In view of the large extent to which the life of the Australian landed classes has been described in fiction during the last twenty years, it is curious to read the plea Clarke offered to his Antipodean critics for passing over the literary material close at hand and preferring the well-worn paths of the English novelist.
During the serial publication of Long Odds the colonial press raised some objection to the laying of the scene in England instead of in Australia. The author replied simply that Henry Kingsley’s Geoffry Hamlyn being the best Australian novel [p 57] that had been, or probably would be, written, ‘any attempt to paint the ordinary squatting life of the colonies could not fail to challenge unfavourable comparison with that admirable story.’
The excuse is just a little too adventitious to have convinced even those to whom it was originally addressed. None the less, it may at the moment have accurately represented the opinion of a beginner who at that time could scarcely have known the extent of his own powers.

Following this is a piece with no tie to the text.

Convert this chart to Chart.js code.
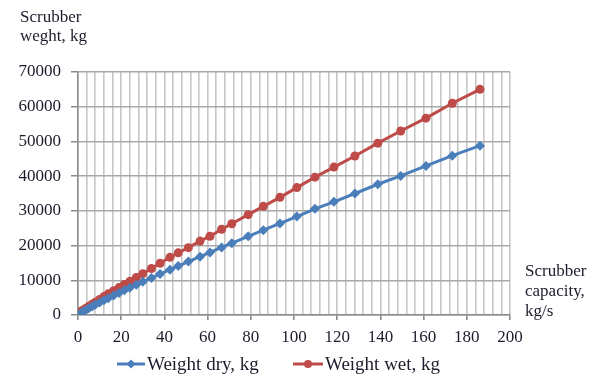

Probably he had given the subject little thought. His colonial experience was certainly less varied than Kingsley’s had been. Above all, his tastes, and in some degree his temperament, differed markedly from those of his predecessor in the field. The judgment or instinct that kept him from coming into direct competition with Kingsley—assuming his own questionable belief that any effort of his would have been competition—at least erred on the side of safety. That the immediate alternative should have been an imitative example of a hackneyed [p 58] class of English novel, ineffective of purpose, book-inspired, and tainted with the deadness of cynicism, is something which admits of a more definite opinion.